I believe that this fragmentation is on a downhill drive and that this is going to go on and on exacerbated by the dominant world view that 'independence' is a good thing. For a developing country however, I would encourage the use of more uniting media (radio and TV) and provide a caveat to the centrifugal effects of Internet use.

Ko-Jung said...

From my perspective to audience fragmentation and digital divide, I think each of these two concepts has different cause-and-consequence relationship. For the audience fragmentation, in order to communicate more effectively, the owners of the mass media or advertising industry fabricate different programs or shows focusing on some specific group in the society. When the mass audience saw receive these programs or shows focusing on some specific of the receivers, then the mass audience would be separated by these programs which made and based on the audience the fragmentation. In other word, the audience fragmentation causes the separation of the audience. For the digital divide, however, people of the society are divided by introducing of the new technology, which is accepted by different generation, age, gender, background, social status, and so on. That is to say, the digital divide is the consequence of the introducing of new technology, and new technology is the cause of the separation of audience.
As a generation of the mass communication, I have fully experienced the audience fragmentation when watching TV, advertisement and surfing on internet. In some particular time, the TV station will broadcast some program designed for children, teenagers, and old people and the commercial advertisements in that time correspondingly promote the product for children, teenagers, and old people. Moreover, many channels can be separated by several different types of channels which specifically broadcast science-fiction movies, talk shows, news, weather, and even TV shopping. Therefore, the commercial advertisement of these channels would focus on those who likely watch these channels.
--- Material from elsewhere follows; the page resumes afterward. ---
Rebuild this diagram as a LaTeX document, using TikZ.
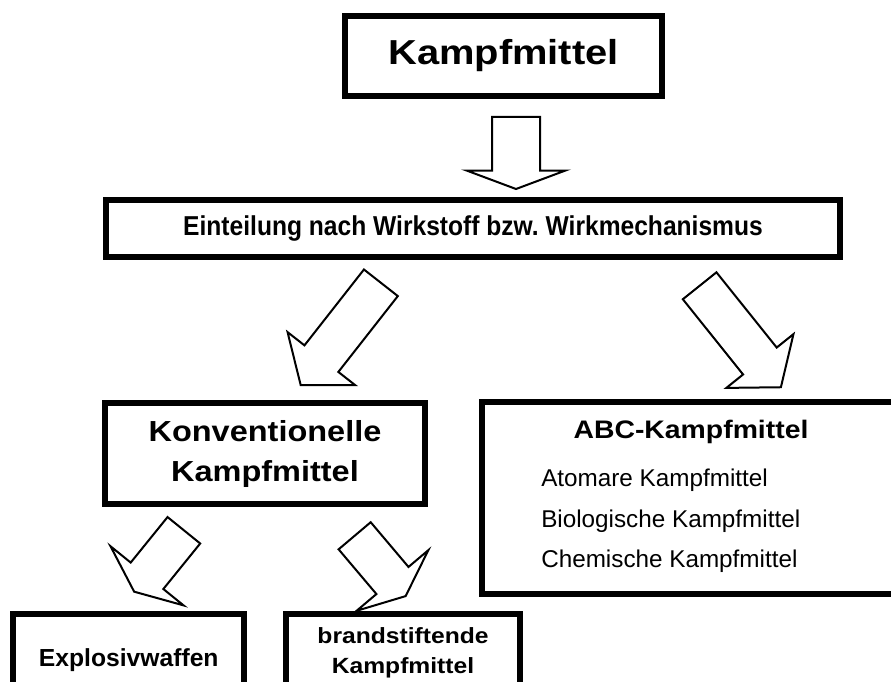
\documentclass[tikz,border=0pt]{standalone}
\usepackage{fontspec}
\setmainfont{Liberation Sans}
\newfontfamily\titlefont[FakeStretch=1.15]{Liberation Sans}
\newfontfamily\boxfont[FakeStretch=1.12]{Liberation Sans}
\newfontfamily\narrowfont[FakeStretch=0.9]{Liberation Sans}
\usetikzlibrary{shapes.arrows,calc}
\begin{document}
\begin{tikzpicture}[x=0.75pt,y=-0.75pt]
        \tikzstyle{box}=[rectangle,draw,line width=4.5pt,fill=white,inner sep=0pt,align=center]
        \tikzstyle{block arrow}=[single arrow,draw,line width=1.5pt,fill=white,inner xsep=0pt,minimum width=0pt,anchor=tail]
        \tikzstyle{down arrow}=[block arrow,inner ysep=17.25pt,single arrow head extend=19.1pt,minimum height=54pt,single arrow tip angle=139]
        \tikzstyle{big arrow}=[block arrow,inner ysep=15.4pt,single arrow head extend=16.1pt,minimum height=97.5pt,single arrow tip angle=104]
        \tikzstyle{small arrow}=[block arrow,inner ysep=15pt,single arrow head extend=19.5pt,minimum height=59.25pt,single arrow tip angle=133]
        \useasboundingbox (0,0) rectangle (891,681);

        % boxes
        \node(title)[box,minimum width=237.75pt,minimum height=60pt,font=\titlefont\bfseries\fontsize{26}{30}\selectfont] at (503.5,56) {Kampfmittel};
        \node(eint)[box,minimum width=550.5pt,minimum height=42.75pt,font=\narrowfont\bfseries\fontsize{20.5}{24}\selectfont] at (473,228.5) {Einteilung nach Wirkstoff bzw.\ Wirkmechanismus};
        \node(konv)[box,minimum width=240pt,minimum height=75.75pt,font=\boxfont\bfseries\fontsize{21.75}{30}\selectfont] at (265,453.5) {Konventionelle\\Kampfmittel};
        \node(abc)[box,minimum width=336pt,minimum height=144pt] at (706,498) {};
        \node(expl)[box,minimum width=172.9pt,minimum height=69.75pt,font=\bfseries\fontsize{18.5}{22}\selectfont] at (128.75,660) {Explosivwaffen};
        \node(brand)[box,minimum width=175.9pt,minimum height=58.5pt,font=\boxfont\bfseries\fontsize{16.5}{22.5}\selectfont] at (403,653) {brandstiftende\\Kampfmittel};

        % ABC contents
        \node(abchead)[anchor=base,font=\boxfont\bfseries\fontsize{19}{23}\selectfont] at (691,438) {ABC-Kampfmittel};
        \foreach \name/\y/\txt in {atom/486/Atomare Kampfmittel,bio/527/Biologische Kampfmittel,chem/567/Chemische Kampfmittel}
        \node(\name)[anchor=base west,inner sep=0pt,font=\fontsize{18.2}{22}\selectfont] at (541,\y) {\txt};

        % block arrows
        \node(a0)[down arrow,rotate=-90] at ($(title.south)+(12.5,17)$) {};
        \node(a1)[big arrow,rotate=231.9] at ($(eint.south)+(-91.5,22)$) {};
        \node(a2)[big arrow,rotate=-51.3] at ($(eint.south)+(226,25)$) {};
        \node(a3)[small arrow,rotate=231] at ($(konv.south)+(-80.5,22.5)$) {};
        \node(a4)[small arrow,rotate=-49.8] at ($(konv.south)+(89,28)$) {};
\end{tikzpicture}
\end{document}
The audience fragmentation, in my opinion, is inevitable in society, because the owner of mass communication or advertisement decide which specific information convey to specific group. We have power to choose, but the power will shrink gradually when we depend more and more on the mass media. Even this audience fragmentation would break the boundaries of nations, race, religions, and physical distance. However, this fragmentation is also vulnerable and its effect is limited in some range. Therefore, it is the best way to emphasis the general idea and concept in the education and reality life and the government should take responsibility to maintain the function and existence of public media which convey the general issues, news, topics, and attentions of the society. Further, the mass media should inform some proportion of these public ideas to reduce the audience fragmentation effect in our society.